#### [Given task]
Copy nothing but the part that opens with the line containing "What Plotly code" and closes with the line containing "import plotly.graph_objects as go". Do not include pictures.

#### [Provided data]

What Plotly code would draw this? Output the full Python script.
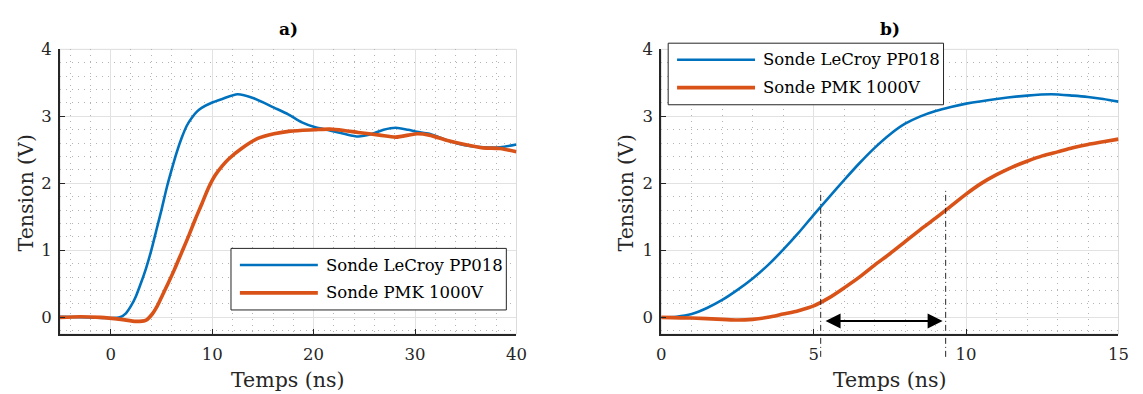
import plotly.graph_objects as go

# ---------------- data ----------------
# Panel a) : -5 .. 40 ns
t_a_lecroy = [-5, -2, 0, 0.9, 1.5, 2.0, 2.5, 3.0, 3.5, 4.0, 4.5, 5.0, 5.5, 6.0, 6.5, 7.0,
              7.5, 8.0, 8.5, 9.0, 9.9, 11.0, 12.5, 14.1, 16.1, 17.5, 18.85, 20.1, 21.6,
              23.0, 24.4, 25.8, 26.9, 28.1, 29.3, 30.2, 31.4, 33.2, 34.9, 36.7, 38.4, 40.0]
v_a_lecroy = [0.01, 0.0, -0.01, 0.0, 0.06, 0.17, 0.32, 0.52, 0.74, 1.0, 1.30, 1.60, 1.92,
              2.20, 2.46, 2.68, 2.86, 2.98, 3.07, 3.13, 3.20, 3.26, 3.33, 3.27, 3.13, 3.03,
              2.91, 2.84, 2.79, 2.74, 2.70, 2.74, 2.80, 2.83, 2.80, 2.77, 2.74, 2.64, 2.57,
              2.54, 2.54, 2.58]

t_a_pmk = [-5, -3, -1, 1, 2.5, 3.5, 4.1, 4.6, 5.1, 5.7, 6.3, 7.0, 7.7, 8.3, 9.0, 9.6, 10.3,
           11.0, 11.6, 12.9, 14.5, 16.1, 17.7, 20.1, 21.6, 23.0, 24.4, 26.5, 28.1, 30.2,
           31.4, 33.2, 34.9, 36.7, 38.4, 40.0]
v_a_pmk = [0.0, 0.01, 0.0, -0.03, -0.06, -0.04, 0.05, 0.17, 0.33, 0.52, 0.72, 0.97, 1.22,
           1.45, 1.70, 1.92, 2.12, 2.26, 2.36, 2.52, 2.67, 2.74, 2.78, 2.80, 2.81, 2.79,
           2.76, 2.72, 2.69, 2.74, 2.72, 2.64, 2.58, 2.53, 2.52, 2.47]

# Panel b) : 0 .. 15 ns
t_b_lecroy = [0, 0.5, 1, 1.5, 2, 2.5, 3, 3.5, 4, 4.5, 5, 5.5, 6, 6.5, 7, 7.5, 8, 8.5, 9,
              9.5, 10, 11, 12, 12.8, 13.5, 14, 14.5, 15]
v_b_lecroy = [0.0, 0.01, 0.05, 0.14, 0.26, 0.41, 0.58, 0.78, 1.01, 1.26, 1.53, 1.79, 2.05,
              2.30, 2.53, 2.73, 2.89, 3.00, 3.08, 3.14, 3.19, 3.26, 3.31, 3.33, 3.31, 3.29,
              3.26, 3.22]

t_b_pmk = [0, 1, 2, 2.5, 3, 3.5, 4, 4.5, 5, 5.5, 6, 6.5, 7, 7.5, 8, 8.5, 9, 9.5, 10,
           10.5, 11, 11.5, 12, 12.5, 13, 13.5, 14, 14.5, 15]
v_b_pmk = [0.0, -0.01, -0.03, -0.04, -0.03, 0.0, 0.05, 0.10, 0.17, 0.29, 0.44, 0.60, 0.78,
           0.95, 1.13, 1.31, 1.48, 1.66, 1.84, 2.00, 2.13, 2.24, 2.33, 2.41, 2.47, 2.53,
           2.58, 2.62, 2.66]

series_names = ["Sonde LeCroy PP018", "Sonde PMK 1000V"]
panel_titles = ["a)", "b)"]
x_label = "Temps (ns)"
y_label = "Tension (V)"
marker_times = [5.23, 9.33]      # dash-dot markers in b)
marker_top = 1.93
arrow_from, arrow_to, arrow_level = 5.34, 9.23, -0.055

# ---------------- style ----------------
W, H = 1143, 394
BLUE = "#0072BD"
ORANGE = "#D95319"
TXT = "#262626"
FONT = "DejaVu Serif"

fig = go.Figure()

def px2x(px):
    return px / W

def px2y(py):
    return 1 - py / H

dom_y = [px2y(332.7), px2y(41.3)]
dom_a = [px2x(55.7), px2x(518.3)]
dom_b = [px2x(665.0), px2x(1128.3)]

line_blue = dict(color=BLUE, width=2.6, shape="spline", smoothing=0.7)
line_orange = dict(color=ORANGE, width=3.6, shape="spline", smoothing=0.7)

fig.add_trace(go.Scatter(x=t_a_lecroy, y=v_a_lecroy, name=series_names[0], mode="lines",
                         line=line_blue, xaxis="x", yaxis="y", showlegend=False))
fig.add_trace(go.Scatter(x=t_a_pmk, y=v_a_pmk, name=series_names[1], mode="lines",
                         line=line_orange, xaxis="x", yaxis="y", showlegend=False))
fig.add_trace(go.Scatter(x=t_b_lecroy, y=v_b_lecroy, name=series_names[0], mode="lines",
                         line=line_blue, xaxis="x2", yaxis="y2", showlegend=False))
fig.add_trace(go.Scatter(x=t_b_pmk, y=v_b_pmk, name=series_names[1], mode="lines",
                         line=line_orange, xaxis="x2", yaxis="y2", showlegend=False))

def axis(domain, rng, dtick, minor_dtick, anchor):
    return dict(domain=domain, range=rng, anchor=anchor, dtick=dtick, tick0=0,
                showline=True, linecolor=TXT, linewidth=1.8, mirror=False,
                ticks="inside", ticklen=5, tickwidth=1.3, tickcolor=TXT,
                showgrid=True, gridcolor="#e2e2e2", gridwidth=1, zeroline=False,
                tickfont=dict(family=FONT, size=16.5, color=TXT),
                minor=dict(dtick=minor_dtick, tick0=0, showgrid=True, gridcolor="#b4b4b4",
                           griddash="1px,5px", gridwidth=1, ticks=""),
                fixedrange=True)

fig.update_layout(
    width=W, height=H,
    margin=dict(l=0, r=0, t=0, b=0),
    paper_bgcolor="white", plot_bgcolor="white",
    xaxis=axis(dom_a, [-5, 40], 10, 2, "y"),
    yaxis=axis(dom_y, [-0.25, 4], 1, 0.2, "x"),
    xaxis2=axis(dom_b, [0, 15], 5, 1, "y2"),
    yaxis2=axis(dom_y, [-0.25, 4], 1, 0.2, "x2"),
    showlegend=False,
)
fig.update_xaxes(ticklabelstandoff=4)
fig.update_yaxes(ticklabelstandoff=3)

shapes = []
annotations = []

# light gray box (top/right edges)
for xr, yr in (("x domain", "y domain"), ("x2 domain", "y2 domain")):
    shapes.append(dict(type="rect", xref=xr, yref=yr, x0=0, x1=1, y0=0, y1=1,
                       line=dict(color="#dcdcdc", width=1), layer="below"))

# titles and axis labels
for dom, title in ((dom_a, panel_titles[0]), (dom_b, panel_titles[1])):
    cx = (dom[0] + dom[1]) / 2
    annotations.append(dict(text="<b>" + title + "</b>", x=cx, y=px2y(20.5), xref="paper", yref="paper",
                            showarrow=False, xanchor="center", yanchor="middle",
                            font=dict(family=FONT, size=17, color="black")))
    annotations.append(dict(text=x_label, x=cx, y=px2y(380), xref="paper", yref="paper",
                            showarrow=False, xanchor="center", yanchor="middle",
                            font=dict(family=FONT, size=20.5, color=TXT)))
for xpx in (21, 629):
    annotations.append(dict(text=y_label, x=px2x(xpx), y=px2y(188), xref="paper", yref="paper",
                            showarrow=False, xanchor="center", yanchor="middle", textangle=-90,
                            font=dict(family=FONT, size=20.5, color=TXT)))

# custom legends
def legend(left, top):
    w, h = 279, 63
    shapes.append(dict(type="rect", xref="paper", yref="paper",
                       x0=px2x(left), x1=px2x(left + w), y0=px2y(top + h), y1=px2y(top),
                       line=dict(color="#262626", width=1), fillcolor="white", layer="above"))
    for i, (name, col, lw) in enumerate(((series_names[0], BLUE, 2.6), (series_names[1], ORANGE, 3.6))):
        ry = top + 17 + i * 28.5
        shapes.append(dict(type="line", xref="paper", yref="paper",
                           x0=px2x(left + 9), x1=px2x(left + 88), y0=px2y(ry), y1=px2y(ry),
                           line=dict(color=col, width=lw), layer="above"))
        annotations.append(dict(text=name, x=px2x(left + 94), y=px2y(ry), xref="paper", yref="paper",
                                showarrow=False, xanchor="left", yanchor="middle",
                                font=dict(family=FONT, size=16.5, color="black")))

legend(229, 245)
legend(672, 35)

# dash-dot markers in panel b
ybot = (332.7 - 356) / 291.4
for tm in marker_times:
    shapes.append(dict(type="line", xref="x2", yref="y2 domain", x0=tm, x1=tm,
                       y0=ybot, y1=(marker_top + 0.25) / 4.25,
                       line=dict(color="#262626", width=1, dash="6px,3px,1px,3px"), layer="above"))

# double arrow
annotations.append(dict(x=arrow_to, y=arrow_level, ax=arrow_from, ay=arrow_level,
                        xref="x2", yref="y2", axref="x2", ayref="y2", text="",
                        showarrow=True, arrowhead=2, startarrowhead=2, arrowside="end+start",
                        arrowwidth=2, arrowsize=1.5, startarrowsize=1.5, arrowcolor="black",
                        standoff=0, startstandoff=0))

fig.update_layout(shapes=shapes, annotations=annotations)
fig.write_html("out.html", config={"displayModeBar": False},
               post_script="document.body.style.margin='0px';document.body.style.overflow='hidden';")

* * *

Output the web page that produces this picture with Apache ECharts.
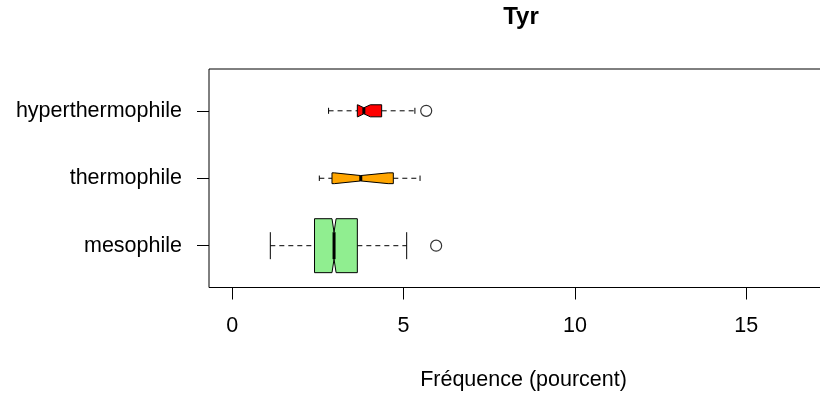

* * *

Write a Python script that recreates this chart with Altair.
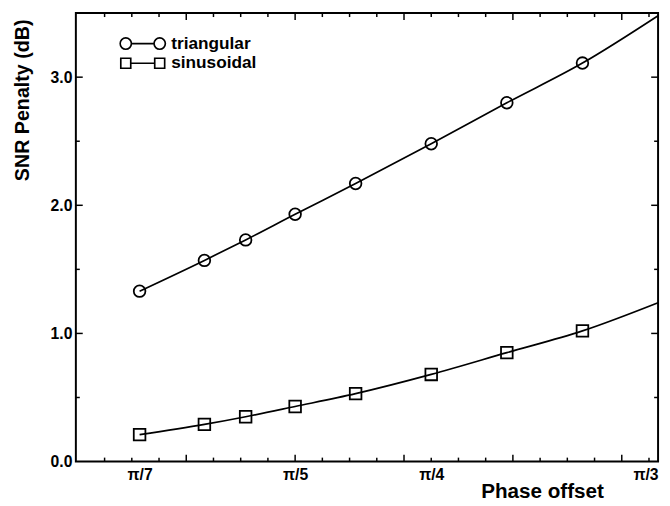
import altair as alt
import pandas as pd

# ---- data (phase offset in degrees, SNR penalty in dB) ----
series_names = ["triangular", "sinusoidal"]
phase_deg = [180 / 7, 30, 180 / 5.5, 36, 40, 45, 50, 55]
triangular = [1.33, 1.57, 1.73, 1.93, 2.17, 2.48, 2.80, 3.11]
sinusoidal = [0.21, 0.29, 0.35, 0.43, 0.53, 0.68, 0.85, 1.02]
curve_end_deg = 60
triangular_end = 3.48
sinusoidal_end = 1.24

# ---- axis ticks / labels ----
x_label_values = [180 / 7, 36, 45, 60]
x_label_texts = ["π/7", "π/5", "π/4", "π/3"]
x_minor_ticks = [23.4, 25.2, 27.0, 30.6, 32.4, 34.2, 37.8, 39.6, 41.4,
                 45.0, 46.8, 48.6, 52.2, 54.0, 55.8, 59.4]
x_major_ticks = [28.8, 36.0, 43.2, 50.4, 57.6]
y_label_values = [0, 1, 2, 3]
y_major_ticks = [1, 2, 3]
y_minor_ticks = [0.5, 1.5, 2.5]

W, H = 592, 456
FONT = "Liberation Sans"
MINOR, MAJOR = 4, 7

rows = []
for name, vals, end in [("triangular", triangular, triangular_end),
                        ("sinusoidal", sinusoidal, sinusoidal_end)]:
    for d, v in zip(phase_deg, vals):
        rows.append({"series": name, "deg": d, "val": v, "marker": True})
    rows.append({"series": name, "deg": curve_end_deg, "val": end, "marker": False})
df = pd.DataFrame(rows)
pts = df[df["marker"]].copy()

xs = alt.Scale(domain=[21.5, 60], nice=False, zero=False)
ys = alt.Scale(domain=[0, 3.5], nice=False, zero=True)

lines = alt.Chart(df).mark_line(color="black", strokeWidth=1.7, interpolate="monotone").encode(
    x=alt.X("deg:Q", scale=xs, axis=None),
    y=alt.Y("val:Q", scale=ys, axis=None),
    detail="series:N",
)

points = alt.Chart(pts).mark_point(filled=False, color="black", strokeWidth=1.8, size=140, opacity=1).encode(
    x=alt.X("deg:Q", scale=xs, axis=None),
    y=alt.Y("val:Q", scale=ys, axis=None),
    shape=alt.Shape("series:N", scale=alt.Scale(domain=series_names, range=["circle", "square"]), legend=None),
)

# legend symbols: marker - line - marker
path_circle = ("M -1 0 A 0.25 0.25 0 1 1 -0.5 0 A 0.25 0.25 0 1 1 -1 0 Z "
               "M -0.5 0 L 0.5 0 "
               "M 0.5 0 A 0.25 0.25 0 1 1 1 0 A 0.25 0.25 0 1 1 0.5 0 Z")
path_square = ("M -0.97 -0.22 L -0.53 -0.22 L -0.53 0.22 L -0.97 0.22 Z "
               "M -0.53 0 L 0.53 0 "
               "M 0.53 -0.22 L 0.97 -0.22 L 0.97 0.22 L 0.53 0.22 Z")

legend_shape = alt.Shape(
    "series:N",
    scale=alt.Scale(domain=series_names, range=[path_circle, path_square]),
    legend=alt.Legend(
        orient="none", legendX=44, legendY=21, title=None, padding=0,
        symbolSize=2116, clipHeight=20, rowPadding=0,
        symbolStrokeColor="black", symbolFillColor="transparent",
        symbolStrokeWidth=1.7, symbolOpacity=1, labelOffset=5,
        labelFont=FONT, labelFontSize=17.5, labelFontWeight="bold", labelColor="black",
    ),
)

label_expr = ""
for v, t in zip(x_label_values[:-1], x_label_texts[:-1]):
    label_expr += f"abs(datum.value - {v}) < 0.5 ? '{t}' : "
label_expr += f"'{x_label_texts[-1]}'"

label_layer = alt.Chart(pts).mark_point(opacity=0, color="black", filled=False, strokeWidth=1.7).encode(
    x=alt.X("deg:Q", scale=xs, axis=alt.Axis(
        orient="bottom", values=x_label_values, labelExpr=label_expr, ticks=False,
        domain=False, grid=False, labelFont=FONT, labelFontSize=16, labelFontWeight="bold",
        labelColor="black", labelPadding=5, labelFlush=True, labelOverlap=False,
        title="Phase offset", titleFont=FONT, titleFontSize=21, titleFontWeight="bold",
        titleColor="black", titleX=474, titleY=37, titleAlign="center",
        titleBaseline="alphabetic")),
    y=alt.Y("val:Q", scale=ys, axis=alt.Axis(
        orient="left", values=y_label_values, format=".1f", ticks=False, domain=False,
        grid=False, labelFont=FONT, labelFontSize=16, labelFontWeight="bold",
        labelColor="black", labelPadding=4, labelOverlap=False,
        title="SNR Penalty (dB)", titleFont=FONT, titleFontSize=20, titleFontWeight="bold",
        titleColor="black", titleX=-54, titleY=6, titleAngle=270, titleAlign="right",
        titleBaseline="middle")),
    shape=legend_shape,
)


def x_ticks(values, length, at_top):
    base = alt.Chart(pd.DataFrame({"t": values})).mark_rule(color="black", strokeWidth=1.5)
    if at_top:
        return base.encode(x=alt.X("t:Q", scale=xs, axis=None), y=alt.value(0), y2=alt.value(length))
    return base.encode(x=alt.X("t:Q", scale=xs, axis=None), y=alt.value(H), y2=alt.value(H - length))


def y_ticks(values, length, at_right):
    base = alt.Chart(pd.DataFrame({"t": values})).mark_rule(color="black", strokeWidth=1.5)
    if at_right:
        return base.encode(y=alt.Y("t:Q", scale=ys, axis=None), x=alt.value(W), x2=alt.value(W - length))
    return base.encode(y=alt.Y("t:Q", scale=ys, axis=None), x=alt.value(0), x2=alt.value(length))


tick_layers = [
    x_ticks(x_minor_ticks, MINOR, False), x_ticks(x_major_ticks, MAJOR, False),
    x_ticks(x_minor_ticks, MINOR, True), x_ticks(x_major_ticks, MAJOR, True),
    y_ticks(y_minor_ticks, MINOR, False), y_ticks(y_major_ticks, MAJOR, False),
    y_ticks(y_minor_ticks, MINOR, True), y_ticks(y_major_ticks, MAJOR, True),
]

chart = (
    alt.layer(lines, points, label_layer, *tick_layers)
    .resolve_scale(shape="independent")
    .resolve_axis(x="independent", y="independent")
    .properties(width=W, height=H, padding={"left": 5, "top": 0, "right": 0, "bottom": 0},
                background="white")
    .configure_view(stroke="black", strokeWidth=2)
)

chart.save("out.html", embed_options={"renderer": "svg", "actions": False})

#### [Written response]
What Plotly code would draw this? Output the full Python script.
import plotly.graph_objects as go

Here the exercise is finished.